- [WHAT IS EXPECTED]: Drop the pictures, then extract the listing word for word.
— Begin DATASET SECTION —
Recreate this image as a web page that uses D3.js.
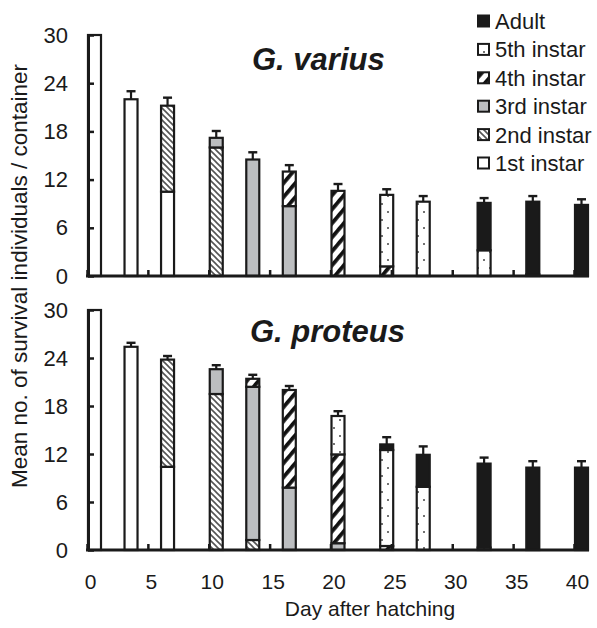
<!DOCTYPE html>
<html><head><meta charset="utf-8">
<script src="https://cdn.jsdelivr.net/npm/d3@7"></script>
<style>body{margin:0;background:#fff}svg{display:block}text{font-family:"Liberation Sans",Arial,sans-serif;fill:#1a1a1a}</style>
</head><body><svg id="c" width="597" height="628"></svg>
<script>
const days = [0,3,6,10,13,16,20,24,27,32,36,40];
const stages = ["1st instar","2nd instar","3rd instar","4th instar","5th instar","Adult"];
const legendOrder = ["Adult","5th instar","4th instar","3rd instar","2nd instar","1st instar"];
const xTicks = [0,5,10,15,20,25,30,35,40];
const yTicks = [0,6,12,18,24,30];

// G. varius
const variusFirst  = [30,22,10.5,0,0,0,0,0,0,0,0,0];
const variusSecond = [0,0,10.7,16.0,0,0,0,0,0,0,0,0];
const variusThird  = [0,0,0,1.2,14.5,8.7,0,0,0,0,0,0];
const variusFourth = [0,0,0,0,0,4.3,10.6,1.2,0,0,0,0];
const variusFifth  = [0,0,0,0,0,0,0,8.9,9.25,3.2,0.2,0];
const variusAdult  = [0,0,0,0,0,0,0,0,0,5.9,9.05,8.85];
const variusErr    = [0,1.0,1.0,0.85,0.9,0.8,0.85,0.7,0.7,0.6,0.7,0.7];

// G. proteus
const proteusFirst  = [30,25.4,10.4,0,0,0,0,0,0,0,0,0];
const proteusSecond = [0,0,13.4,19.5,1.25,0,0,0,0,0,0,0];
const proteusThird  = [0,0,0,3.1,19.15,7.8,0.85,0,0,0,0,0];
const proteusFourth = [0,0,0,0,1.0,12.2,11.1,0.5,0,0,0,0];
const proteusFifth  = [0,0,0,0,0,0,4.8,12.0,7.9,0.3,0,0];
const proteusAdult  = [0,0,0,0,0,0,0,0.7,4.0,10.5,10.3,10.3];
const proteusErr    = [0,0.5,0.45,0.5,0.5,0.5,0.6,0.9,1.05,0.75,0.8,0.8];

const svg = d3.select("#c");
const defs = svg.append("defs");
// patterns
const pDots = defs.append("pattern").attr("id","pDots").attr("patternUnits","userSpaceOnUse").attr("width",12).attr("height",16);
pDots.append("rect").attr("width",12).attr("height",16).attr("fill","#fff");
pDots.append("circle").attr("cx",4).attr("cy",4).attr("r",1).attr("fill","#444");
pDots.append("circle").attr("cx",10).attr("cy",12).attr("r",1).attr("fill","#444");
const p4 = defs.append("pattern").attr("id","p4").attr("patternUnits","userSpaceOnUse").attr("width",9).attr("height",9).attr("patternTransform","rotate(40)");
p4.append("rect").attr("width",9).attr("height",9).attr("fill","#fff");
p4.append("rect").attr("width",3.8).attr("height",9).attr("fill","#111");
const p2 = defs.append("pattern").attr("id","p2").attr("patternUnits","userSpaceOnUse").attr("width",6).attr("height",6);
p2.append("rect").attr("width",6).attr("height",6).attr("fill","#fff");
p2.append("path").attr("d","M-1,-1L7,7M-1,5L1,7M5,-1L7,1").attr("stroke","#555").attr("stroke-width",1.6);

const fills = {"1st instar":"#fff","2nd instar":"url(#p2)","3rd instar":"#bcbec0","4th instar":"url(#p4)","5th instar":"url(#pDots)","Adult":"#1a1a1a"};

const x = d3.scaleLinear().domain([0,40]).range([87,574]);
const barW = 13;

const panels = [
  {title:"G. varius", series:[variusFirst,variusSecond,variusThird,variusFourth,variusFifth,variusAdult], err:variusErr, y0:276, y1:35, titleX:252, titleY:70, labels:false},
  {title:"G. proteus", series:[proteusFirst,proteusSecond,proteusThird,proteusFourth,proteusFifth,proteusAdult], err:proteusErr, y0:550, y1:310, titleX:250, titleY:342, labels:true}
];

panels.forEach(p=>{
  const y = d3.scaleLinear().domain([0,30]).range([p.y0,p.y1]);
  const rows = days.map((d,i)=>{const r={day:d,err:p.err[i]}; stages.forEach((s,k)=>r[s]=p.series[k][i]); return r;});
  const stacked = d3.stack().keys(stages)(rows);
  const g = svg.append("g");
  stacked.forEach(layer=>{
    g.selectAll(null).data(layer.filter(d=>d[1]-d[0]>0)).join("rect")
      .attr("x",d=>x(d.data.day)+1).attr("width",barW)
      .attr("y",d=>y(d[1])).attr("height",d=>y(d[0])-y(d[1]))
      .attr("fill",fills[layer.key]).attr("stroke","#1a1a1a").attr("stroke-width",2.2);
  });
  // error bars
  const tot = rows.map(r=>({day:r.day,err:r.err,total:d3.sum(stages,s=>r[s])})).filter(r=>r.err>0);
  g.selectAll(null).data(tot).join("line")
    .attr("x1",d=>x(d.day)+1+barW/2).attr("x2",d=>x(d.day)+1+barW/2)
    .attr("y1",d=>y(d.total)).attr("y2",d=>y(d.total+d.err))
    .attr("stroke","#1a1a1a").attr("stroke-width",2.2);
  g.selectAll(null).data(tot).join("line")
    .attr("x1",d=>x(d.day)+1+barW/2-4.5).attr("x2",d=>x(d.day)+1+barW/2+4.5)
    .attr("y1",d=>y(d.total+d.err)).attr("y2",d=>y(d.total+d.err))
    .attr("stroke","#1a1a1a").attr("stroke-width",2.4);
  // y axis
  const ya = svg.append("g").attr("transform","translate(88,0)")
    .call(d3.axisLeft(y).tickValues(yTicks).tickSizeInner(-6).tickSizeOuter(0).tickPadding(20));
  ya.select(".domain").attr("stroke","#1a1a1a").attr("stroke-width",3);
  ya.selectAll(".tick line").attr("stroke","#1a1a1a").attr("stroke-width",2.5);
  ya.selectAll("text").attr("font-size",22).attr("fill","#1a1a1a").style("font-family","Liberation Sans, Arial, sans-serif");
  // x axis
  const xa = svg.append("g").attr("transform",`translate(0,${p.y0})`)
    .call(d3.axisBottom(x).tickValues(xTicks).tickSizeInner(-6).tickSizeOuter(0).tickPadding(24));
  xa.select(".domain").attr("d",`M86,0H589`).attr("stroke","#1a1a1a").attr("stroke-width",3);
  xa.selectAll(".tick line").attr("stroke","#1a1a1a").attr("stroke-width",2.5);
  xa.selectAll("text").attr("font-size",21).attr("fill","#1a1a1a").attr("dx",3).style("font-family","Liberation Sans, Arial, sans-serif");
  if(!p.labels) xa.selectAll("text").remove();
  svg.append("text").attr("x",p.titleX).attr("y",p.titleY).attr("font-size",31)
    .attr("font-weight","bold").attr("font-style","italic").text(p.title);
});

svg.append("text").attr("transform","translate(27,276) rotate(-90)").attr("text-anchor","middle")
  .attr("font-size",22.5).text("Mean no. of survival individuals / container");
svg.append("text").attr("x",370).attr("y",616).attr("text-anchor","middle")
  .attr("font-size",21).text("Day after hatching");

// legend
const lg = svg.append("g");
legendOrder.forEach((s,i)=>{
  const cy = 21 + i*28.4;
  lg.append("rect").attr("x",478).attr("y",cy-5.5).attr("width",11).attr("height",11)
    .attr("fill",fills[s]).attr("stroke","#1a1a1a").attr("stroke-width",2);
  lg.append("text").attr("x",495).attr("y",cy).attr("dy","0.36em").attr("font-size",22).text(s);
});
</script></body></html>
— End DATASET SECTION —
- [EXERCISE SOLUTION]:
Recreate this image as a web page that uses D3.js.
<!DOCTYPE html>
<html><head><meta charset="utf-8">
<script src="https://cdn.jsdelivr.net/npm/d3@7"></script>
<style>body{margin:0;background:#fff}svg{display:block}text{font-family:"Liberation Sans",Arial,sans-serif;fill:#1a1a1a}</style>
</head><body><svg id="c" width="597" height="628"></svg>
<script>
const days = [0,3,6,10,13,16,20,24,27,32,36,40];
const stages = ["1st instar","2nd instar","3rd instar","4th instar","5th instar","Adult"];
const legendOrder = ["Adult","5th instar","4th instar","3rd instar","2nd instar","1st instar"];
const xTicks = [0,5,10,15,20,25,30,35,40];
const yTicks = [0,6,12,18,24,30];

// G. varius
const variusFirst  = [30,22,10.5,0,0,0,0,0,0,0,0,0];
const variusSecond = [0,0,10.7,16.0,0,0,0,0,0,0,0,0];
const variusThird  = [0,0,0,1.2,14.5,8.7,0,0,0,0,0,0];
const variusFourth = [0,0,0,0,0,4.3,10.6,1.2,0,0,0,0];
const variusFifth  = [0,0,0,0,0,0,0,8.9,9.25,3.2,0.2,0];
const variusAdult  = [0,0,0,0,0,0,0,0,0,5.9,9.05,8.85];
const variusErr    = [0,1.0,1.0,0.85,0.9,0.8,0.85,0.7,0.7,0.6,0.7,0.7];

// G. proteus
const proteusFirst  = [30,25.4,10.4,0,0,0,0,0,0,0,0,0];
const proteusSecond = [0,0,13.4,19.5,1.25,0,0,0,0,0,0,0];
const proteusThird  = [0,0,0,3.1,19.15,7.8,0.85,0,0,0,0,0];
const proteusFourth = [0,0,0,0,1.0,12.2,11.1,0.5,0,0,0,0];
const proteusFifth  = [0,0,0,0,0,0,4.8,12.0,7.9,0.3,0,0];
const proteusAdult  = [0,0,0,0,0,0,0,0.7,4.0,10.5,10.3,10.3];
const proteusErr    = [0,0.5,0.45,0.5,0.5,0.5,0.6,0.9,1.05,0.75,0.8,0.8];

const svg = d3.select("#c");
const defs = svg.append("defs");
// patterns
const pDots = defs.append("pattern").attr("id","pDots").attr("patternUnits","userSpaceOnUse").attr("width",12).attr("height",16);
pDots.append("rect").attr("width",12).attr("height",16).attr("fill","#fff");
pDots.append("circle").attr("cx",4).attr("cy",4).attr("r",1).attr("fill","#444");
pDots.append("circle").attr("cx",10).attr("cy",12).attr("r",1).attr("fill","#444");
const p4 = defs.append("pattern").attr("id","p4").attr("patternUnits","userSpaceOnUse").attr("width",9).attr("height",9).attr("patternTransform","rotate(40)");
p4.append("rect").attr("width",9).attr("height",9).attr("fill","#fff");
p4.append("rect").attr("width",3.8).attr("height",9).attr("fill","#111");
const p2 = defs.append("pattern").attr("id","p2").attr("patternUnits","userSpaceOnUse").attr("width",6).attr("height",6);
p2.append("rect").attr("width",6).attr("height",6).attr("fill","#fff");
p2.append("path").attr("d","M-1,-1L7,7M-1,5L1,7M5,-1L7,1").attr("stroke","#555").attr("stroke-width",1.6);

const fills = {"1st instar":"#fff","2nd instar":"url(#p2)","3rd instar":"#bcbec0","4th instar":"url(#p4)","5th instar":"url(#pDots)","Adult":"#1a1a1a"};

const x = d3.scaleLinear().domain([0,40]).range([87,574]);
const barW = 13;

const panels = [
  {title:"G. varius", series:[variusFirst,variusSecond,variusThird,variusFourth,variusFifth,variusAdult], err:variusErr, y0:276, y1:35, titleX:252, titleY:70, labels:false},
  {title:"G. proteus", series:[proteusFirst,proteusSecond,proteusThird,proteusFourth,proteusFifth,proteusAdult], err:proteusErr, y0:550, y1:310, titleX:250, titleY:342, labels:true}
];

panels.forEach(p=>{
  const y = d3.scaleLinear().domain([0,30]).range([p.y0,p.y1]);
  const rows = days.map((d,i)=>{const r={day:d,err:p.err[i]}; stages.forEach((s,k)=>r[s]=p.series[k][i]); return r;});
  const stacked = d3.stack().keys(stages)(rows);
  const g = svg.append("g");
  stacked.forEach(layer=>{
    g.selectAll(null).data(layer.filter(d=>d[1]-d[0]>0)).join("rect")
      .attr("x",d=>x(d.data.day)+1).attr("width",barW)
      .attr("y",d=>y(d[1])).attr("height",d=>y(d[0])-y(d[1]))
      .attr("fill",fills[layer.key]).attr("stroke","#1a1a1a").attr("stroke-width",2.2);
  });
  // error bars
  const tot = rows.map(r=>({day:r.day,err:r.err,total:d3.sum(stages,s=>r[s])})).filter(r=>r.err>0);
  g.selectAll(null).data(tot).join("line")
    .attr("x1",d=>x(d.day)+1+barW/2).attr("x2",d=>x(d.day)+1+barW/2)
    .attr("y1",d=>y(d.total)).attr("y2",d=>y(d.total+d.err))
    .attr("stroke","#1a1a1a").attr("stroke-width",2.2);
  g.selectAll(null).data(tot).join("line")
    .attr("x1",d=>x(d.day)+1+barW/2-4.5).attr("x2",d=>x(d.day)+1+barW/2+4.5)
    .attr("y1",d=>y(d.total+d.err)).attr("y2",d=>y(d.total+d.err))
    .attr("stroke","#1a1a1a").attr("stroke-width",2.4);
  // y axis
  const ya = svg.append("g").attr("transform","translate(88,0)")
    .call(d3.axisLeft(y).tickValues(yTicks).tickSizeInner(-6).tickSizeOuter(0).tickPadding(20));
  ya.select(".domain").attr("stroke","#1a1a1a").attr("stroke-width",3);
  ya.selectAll(".tick line").attr("stroke","#1a1a1a").attr("stroke-width",2.5);
  ya.selectAll("text").attr("font-size",22).attr("fill","#1a1a1a").style("font-family","Liberation Sans, Arial, sans-serif");
  // x axis
  const xa = svg.append("g").attr("transform",`translate(0,${p.y0})`)
    .call(d3.axisBottom(x).tickValues(xTicks).tickSizeInner(-6).tickSizeOuter(0).tickPadding(24));
  xa.select(".domain").attr("d",`M86,0H589`).attr("stroke","#1a1a1a").attr("stroke-width",3);
  xa.selectAll(".tick line").attr("stroke","#1a1a1a").attr("stroke-width",2.5);
  xa.selectAll("text").attr("font-size",21).attr("fill","#1a1a1a").attr("dx",3).style("font-family","Liberation Sans, Arial, sans-serif");
  if(!p.labels) xa.selectAll("text").remove();
  svg.append("text").attr("x",p.titleX).attr("y",p.titleY).attr("font-size",31)
    .attr("font-weight","bold").attr("font-style","italic").text(p.title);
});

svg.append("text").attr("transform","translate(27,276) rotate(-90)").attr("text-anchor","middle")
  .attr("font-size",22.5).text("Mean no. of survival individuals / container");
svg.append("text").attr("x",370).attr("y",616).attr("text-anchor","middle")
  .attr("font-size",21).text("Day after hatching");

// legend
const lg = svg.append("g");
legendOrder.forEach((s,i)=>{
  const cy = 21 + i*28.4;
  lg.append("rect").attr("x",478).attr("y",cy-5.5).attr("width",11).attr("height",11)
    .attr("fill",fills[s]).attr("stroke","#1a1a1a").attr("stroke-width",2);
  lg.append("text").attr("x",495).attr("y",cy).attr("dy","0.36em").attr("font-size",22).text(s);
});
</script></body></html>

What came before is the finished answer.